Under UK takeover code, Liberty Global, which is the owner of Virgin Media in the UK, has until November 19 to either announce a firm intention to make an offer, or walk away.

Zoopla Property Group was another strong mid-cap performer, up 7.8%. The online property portal said it expects revenue and its adjusted earnings before interest, taxation, depreciation and amortisation to grow for the year to the end of September and said it was seeing encouraging trends in its markets.

Ladbrokes ended up 4.6%, after analysts considered the betting company's results "poor" but in line with expectations. The bookie said group net revenue fell in the third quarter of 2015 as it faced a tough comparative period, and it reported a decline in earnings due to increased games duty and taxes. Ladbrokes said its proposed merger with Gala Coral is on track.

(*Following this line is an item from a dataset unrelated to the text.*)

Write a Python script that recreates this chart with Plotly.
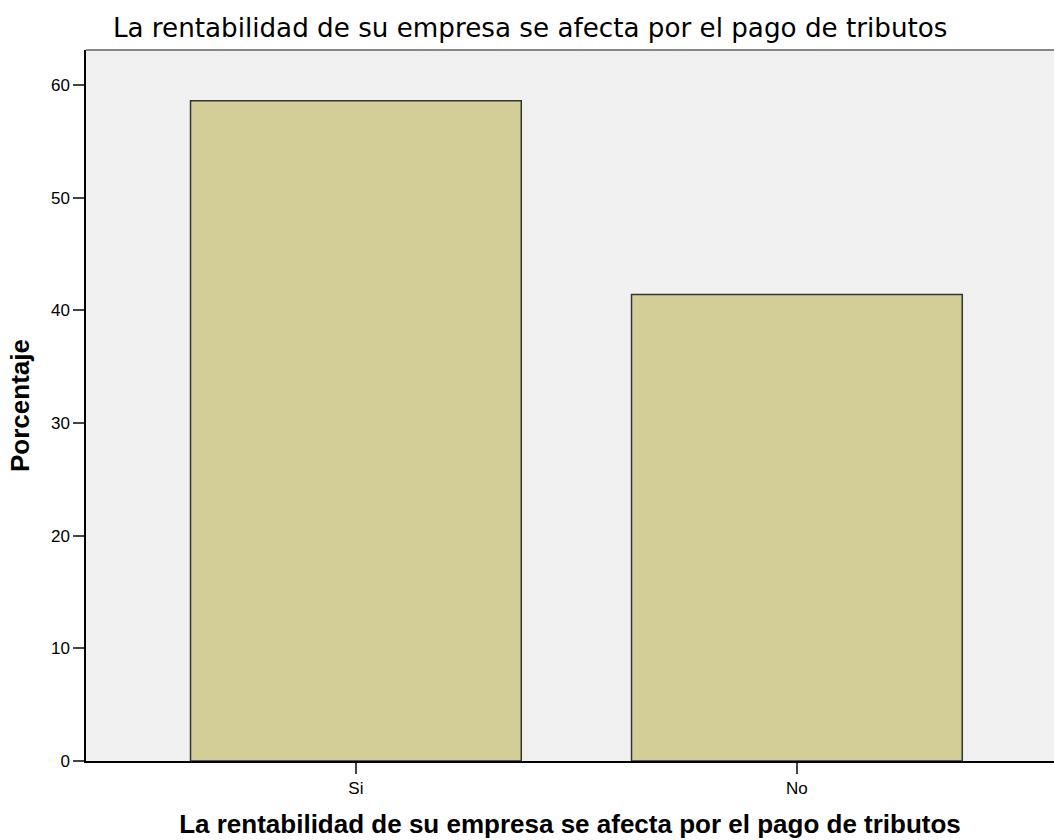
import plotly.graph_objects as go

categories = ["Si", "No"]
percentages = [58.6, 41.4]
y_ticks = [0, 10, 20, 30, 40, 50, 60]

title_text = "La rentabilidad de su empresa se afecta por el pago de tributos"

fig = go.Figure()
fig.add_trace(go.Bar(
    x=categories,
    y=percentages,
    width=0.75,
    marker=dict(color="#d3ce98", line=dict(color="#333333", width=1.5)),
    hoverinfo="x+y",
))

fig.update_layout(
    width=1054,
    height=840,
    paper_bgcolor="white",
    plot_bgcolor="#f0f0f0",
    margin=dict(l=86, r=0, t=50, b=79),
    showlegend=False,
    font=dict(family="Liberation Sans, Arial, sans-serif", color="#000000"),
    title=dict(
        text=title_text,
        x=0.503, xanchor="center",
        y=1 - 28 / 840, yanchor="middle",
        font=dict(size=26.2, family="DejaVu Sans, sans-serif", color="#000000"),
    ),
    xaxis=dict(
        range=[-0.612, 1.583],
        showgrid=False,
        showline=True, linecolor="#000000", linewidth=1.5,
        ticks="outside", ticklen=11, tickwidth=1.5, tickcolor="#444444",
        tickfont=dict(size=17),
        title=dict(text="<b>" + title_text + "</b>", font=dict(size=26), standoff=18),
        zeroline=False,
    ),
    yaxis=dict(
        range=[0, 63.1],
        tickvals=y_ticks,
        showgrid=False,
        showline=True, linecolor="#000000", linewidth=1.5,
        ticks="outside", ticklen=11, tickwidth=1.5, tickcolor="#444444",
        tickfont=dict(size=17),
        title=dict(text="<b>Porcentaje</b>", font=dict(size=26), standoff=14),
        zeroline=False,
    ),
    shapes=[dict(type="line", xref="paper", yref="paper", x0=0, x1=1, y0=1, y1=1,
                 line=dict(color="#888888", width=2))],
)

fig.write_html("out.html", config={"displayModeBar": False},
               post_script="document.body.style.margin='0';")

Davy Research said investors should focus on the merger, rather than on Ladbrokes' quarterly results.

In a light UK corporate calendar Friday, fellow bookmaker William Hill issues a third-quarter interim management statement, and Dechra Pharmaceuticals releases an AGM trading statement.

In the economic calendar, Japan's Nomura manufacturing Purchasing Manager's Index is due at 0235 BST. Before that, China's house price index is due at 0230 BST, while China's Caixin manufacturing PMI is due at 0245 BST. Japan and China leading economic indicators are due at 0300 BST and 0600 BST, respectively.

In Europe, France's Markit manufacturing PMI is due at 0800 BST, while the same from Germany and the eurozone are due at 0830 BST and 0900 BST, respectively. In the US, the Markit manufacturing PMI is due at 1445 BST.